Anche paesi come Svezia, Danimarca e Germania hanno adottato modelli simili con risultati concreti: una minore esposizione al debito, una maggiore consapevolezza previdenziale e un diffuso interesse verso gli strumenti finanziari più innovativi.
Possibili modelli da adottare in Italia
Adattare questi modelli alla realtà italiana sarebbe dunque possibile, pur tenendo conto delle specificità culturali del nostro paese. L’esperienza dimostra infatti che un’educazione finanziaria efficace non può limitarsi a sporadiche campagne informative, ma deve integrarsi stabilmente nei programmi scolastici e nelle politiche pubbliche, così da coinvolgere tutte le fasce sociali, specialmente quelle meno privilegiate.

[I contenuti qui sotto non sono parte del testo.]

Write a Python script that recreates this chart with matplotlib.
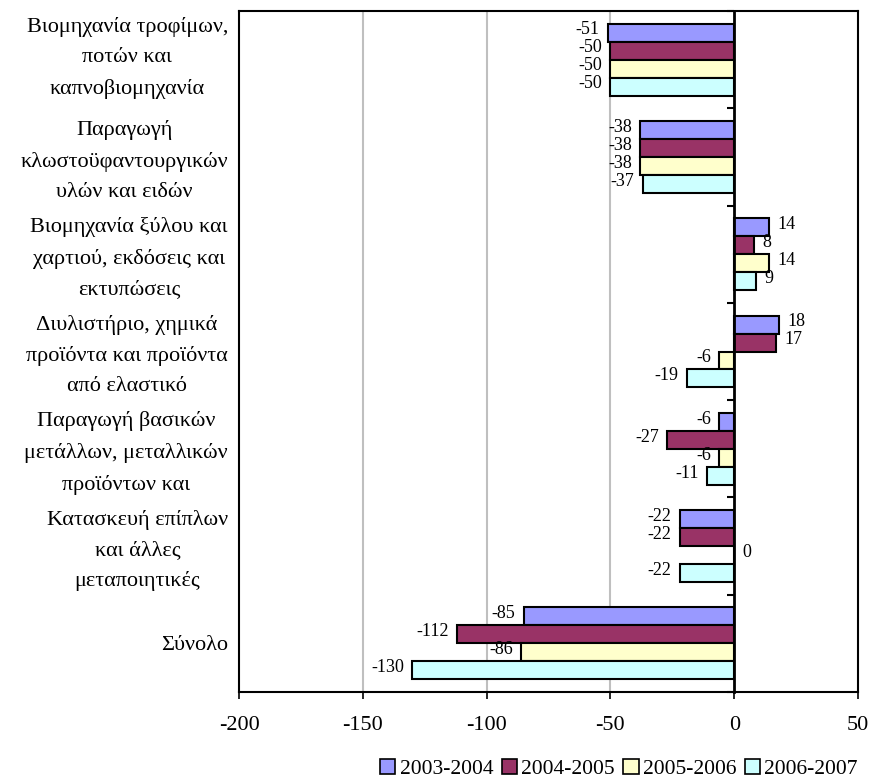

Quali prospettive per il futuro?
Investire nelle nuove generazioni
Per recuperare il terreno perso, l’Italia dovrebbe puntare decisamente sui giovani, proponendo programmi strutturali già dalle scuole elementari e medie, educandoli non solo alla gestione quotidiana del denaro, ma anche ad una visione più ampia e consapevole dell’economia globale.
Necessità di una visione politica chiara
Perché tutto questo possa realizzarsi, occorre una volontà politica precisa e costante, che superi le divisioni partitiche e porti avanti politiche di educazione finanziaria capaci di incidere profondamente nella vita quotidiana dei cittadini.
Solo così l’Italia potrà superare le attuali difficoltà, offrendo ai cittadini strumenti utili a una reale emancipazione finanziaria e sociale.